The music video really captures how I was feeling when I penned the track. I felt so lonely even when there were thousands of people around me. Some of them wanted to help me and others just passed by…

The title track of the project is a little bit more uplifting because it tells us that we have to live more in the moment. How are you trying to do that yourself?

I’m trying to check in on my family and those who are important to me every day. I try to prioritize what’s important and what should come first because, in the past, I’ve done it differently. I prioritized things that should have been second on the list, and now I know. Of course, I feel bad when I fuck up, but I’m just a human as it comes.

The End Of Everything is so powerful because of the way you share your story. Do you hope the songs inspire others to talk more openly about their struggles?

I do because I think that the biggest thing you can do is starting the conversation about mental health if you’re dealing with mental health issues. In fact, they aren’t issues because at the end of the day I want people to talk about it and hope they can open up. I just hope it will get them somewhere better.

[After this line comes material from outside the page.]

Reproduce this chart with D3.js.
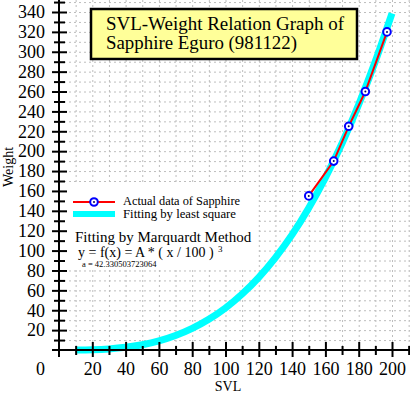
<!DOCTYPE html>
<html>
<head>
<meta charset="utf-8">
<script src="https://cdn.jsdelivr.net/npm/d3@7"></script>
<style>
  body { margin: 0; background: #fff; }
  svg { display: block; }
</style>
</head>
<body>
<svg id="chart" width="410" height="395"></svg>
<script>
// measured data (SVL, Weight)
var svlData = [150, 165, 174, 184, 197];
var weightData = [155, 190, 225, 260, 320];

// fitted curve (SVL, Weight)
var fitSvl = [10, 20, 30, 40, 50, 60, 70, 80, 90, 100, 110, 120, 130, 140, 150, 160, 170, 180, 190, 200];
var fitWeight = [0.04, 0.3, 1.1, 2.7, 5.3, 9.1, 14.5, 21.7, 30.9, 42.3, 56.3, 73.1, 93.0, 116.1, 142.9, 173.4, 207.9, 246.9, 290.4, 338.6];

var xMajor = [20, 40, 60, 80, 100, 120, 140, 160, 180, 200];
var xMinor = [10, 30, 50, 70, 90, 110, 130, 150, 170, 190, 210];
var yMajor = [20, 40, 60, 80, 100, 120, 140, 160, 180, 200, 220, 240, 260, 280, 300, 320, 340];
var yMinor = [10, 30, 50, 70, 90, 110, 130, 150, 170, 190, 210, 230, 250, 270, 290, 310, 330, 350];

var titleLines = ["SVL-Weight Relation Graph of", "Sapphire Eguro (981122)"];
var legendLabels = ["Actual data of Sapphire", "Fitting by least square"];

var serif = "'Liberation Serif', 'DejaVu Serif', serif";

var svg = d3.select("#chart");
var W = +svg.attr("width");

var x = d3.scaleLinear().domain([0, 200]).range([59, 392]);
var y = d3.scaleLinear().domain([0, 340]).range([350, 12]);

// grid
var grid = svg.append("g")
    .attr("stroke", "#bdbdbd")
    .attr("stroke-width", 1)
    .attr("stroke-dasharray", "2,3");

grid.selectAll(".vg")
    .data(d3.range(10, 211, 10))
    .enter().append("line")
    .attr("x1", function(d) { return x(d) + 0.5; })
    .attr("x2", function(d) { return x(d) + 0.5; })
    .attr("y1", 0)
    .attr("y2", y(0));

grid.selectAll(".hg")
    .data(d3.range(10, 351, 10))
    .enter().append("line")
    .attr("x1", x(0))
    .attr("x2", W)
    .attr("y1", function(d) { return y(d) + 0.5; })
    .attr("y2", function(d) { return y(d) + 0.5; });

// title box
svg.append("rect")
    .attr("x", 91).attr("y", 9)
    .attr("width", 266).attr("height", 50)
    .attr("fill", "#ffff99")
    .attr("stroke", "#000")
    .attr("stroke-width", 2.5);

svg.selectAll(".title")
    .data(titleLines)
    .enter().append("text")
    .attr("x", 106)
    .attr("y", function(d, i) { return 30 + i * 19; })
    .attr("font-family", serif)
    .attr("font-size", 18)
    .attr("textLength", function(d, i) { return i == 0 ? 238 : 191; })
    .attr("lengthAdjust", "spacingAndGlyphs")
    .text(function(d) { return d; });

// legend box
svg.append("rect")
    .attr("x", 64).attr("y", 184)
    .attr("width", 194).attr("height", 85)
    .attr("fill", "#fff");

// fitted curve
var fitLine = d3.line()
    .x(function(d) { return x(d[0]); })
    .y(function(d) { return y(d[1]); })
    .curve(d3.curveMonotoneX);

svg.append("path")
    .datum(d3.zip(fitSvl, fitWeight))
    .attr("d", fitLine)
    .attr("fill", "none")
    .attr("stroke", "#00ffff")
    .attr("stroke-width", 7);

// actual data
var dataLine = d3.line()
    .x(function(d) { return x(d[0]); })
    .y(function(d) { return y(d[1]); });

svg.append("path")
    .datum(d3.zip(svlData, weightData))
    .attr("d", dataLine)
    .attr("fill", "none")
    .attr("stroke", "#ff0000")
    .attr("stroke-width", 2);

var marker = function(sel) {
    sel.append("circle")
        .attr("r", 3.8)
        .attr("fill", "#fff")
        .attr("stroke", "#0000ff")
        .attr("stroke-width", 2);
    sel.append("circle")
        .attr("r", 1)
        .attr("fill", "#000066");
};

svg.selectAll(".pt")
    .data(d3.zip(svlData, weightData))
    .enter().append("g")
    .attr("transform", function(d) { return "translate(" + x(d[0]) + "," + y(d[1]) + ")"; })
    .call(marker);

// axes lines
svg.append("line")
    .attr("x1", x(0)).attr("x2", x(0))
    .attr("y1", 0).attr("y2", y(0) + 7)
    .attr("stroke", "#000").attr("stroke-width", 2);
svg.append("line")
    .attr("x1", x(0) - 7).attr("x2", W)
    .attr("y1", y(0)).attr("y2", y(0))
    .attr("stroke", "#000").attr("stroke-width", 2);

// y axis
var yAx = svg.append("g")
    .attr("transform", "translate(" + x(0) + ",0)")
    .call(d3.axisLeft(y).tickValues(yMajor).tickSize(0).tickFormat(d3.format("d")));
yAx.select(".domain").remove();
yAx.selectAll(".tick line").attr("x1", -7).attr("x2", 8).attr("stroke-width", 2);
yAx.selectAll(".tick text")
    .attr("x", -14)
    .attr("font-family", serif)
    .attr("font-size", 18)
    .attr("fill", "#000");

var yMin = svg.append("g")
    .attr("transform", "translate(" + x(0) + ",0)")
    .call(d3.axisLeft(y).tickValues(yMinor).tickSize(0).tickFormat(""));
yMin.select(".domain").remove();
yMin.selectAll(".tick line").attr("x1", -5).attr("x2", 6).attr("stroke-width", 2);

// x axis
var xAx = svg.append("g")
    .attr("transform", "translate(0," + y(0) + ")")
    .call(d3.axisBottom(x).tickValues(xMajor).tickSize(0).tickFormat(d3.format("d")));
xAx.select(".domain").remove();
xAx.selectAll(".tick line").attr("y1", -8).attr("y2", 7).attr("stroke-width", 2);
xAx.selectAll(".tick text")
    .attr("y", 25)
    .attr("dy", null)
    .attr("font-family", serif)
    .attr("font-size", 18)
    .attr("fill", "#000");

var xMin = svg.append("g")
    .attr("transform", "translate(0," + y(0) + ")")
    .call(d3.axisBottom(x).tickValues(xMinor).tickSize(0).tickFormat(""));
xMin.select(".domain").remove();
xMin.selectAll(".tick line").attr("y1", -4).attr("y2", 5).attr("stroke-width", 2);

// origin label
svg.append("text")
    .attr("x", 40.5).attr("y", 375)
    .attr("text-anchor", "middle")
    .attr("font-family", serif)
    .attr("font-size", 18)
    .text("0");

// axis titles
svg.append("text")
    .attr("x", 228).attr("y", 391)
    .attr("text-anchor", "middle")
    .attr("font-family", serif)
    .attr("font-size", 14)
    .text("SVL");

svg.append("text")
    .attr("transform", "translate(13,167) rotate(-90)")
    .attr("text-anchor", "middle")
    .attr("font-family", serif)
    .attr("font-size", 14)
    .text("Weight");

// legend
var lg = svg.append("g");
lg.append("line")
    .attr("x1", 73).attr("x2", 115).attr("y1", 202).attr("y2", 202)
    .attr("stroke", "#ff0000").attr("stroke-width", 2);
lg.append("g").attr("transform", "translate(94,202)").call(marker);
lg.append("line")
    .attr("x1", 73).attr("x2", 115).attr("y1", 214).attr("y2", 214)
    .attr("stroke", "#00ffff").attr("stroke-width", 6);
lg.selectAll(".lt")
    .data(legendLabels)
    .enter().append("text")
    .attr("x", 123)
    .attr("y", function(d, i) { return 205 + i * 12.5; })
    .attr("font-family", serif)
    .attr("font-size", 11.5)
    .attr("textLength", function(d, i) { return i == 0 ? 117 : 113; })
    .attr("lengthAdjust", "spacingAndGlyphs")
    .text(function(d) { return d; });

lg.append("text")
    .attr("x", 75).attr("y", 242)
    .attr("font-family", serif)
    .attr("font-size", 15)
    .text("Fitting by Marquardt Method");
lg.append("text")
    .attr("x", 78).attr("y", 257)
    .attr("font-family", serif)
    .attr("font-size", 14)
    .text("y = f(x) = A * ( x / 100 )");
lg.append("text")
    .attr("x", 218).attr("y", 252)
    .attr("font-family", serif)
    .attr("font-size", 9)
    .text("3");
lg.append("text")
    .attr("x", 82).attr("y", 267)
    .attr("font-family", serif)
    .attr("font-size", 8.5)
    .text("a = 42.330503723064");
</script>
</body>
</html>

Do you think that your next project is going to sound similar or will have the same theme?

The next project will, of course, stay true to who I am because my music is just my music. I think that the album will be a little bit more produced because this EP is very raw and is based around guitar and piano. I wanted it to be that way and have this rawness, but I will continue to evolve musically.

When can we expect your first album?

I don’t know to be honest. We’ll get through this EP and we’ll see after that.

The End Of Everything is out on the 15th of May on all platforms.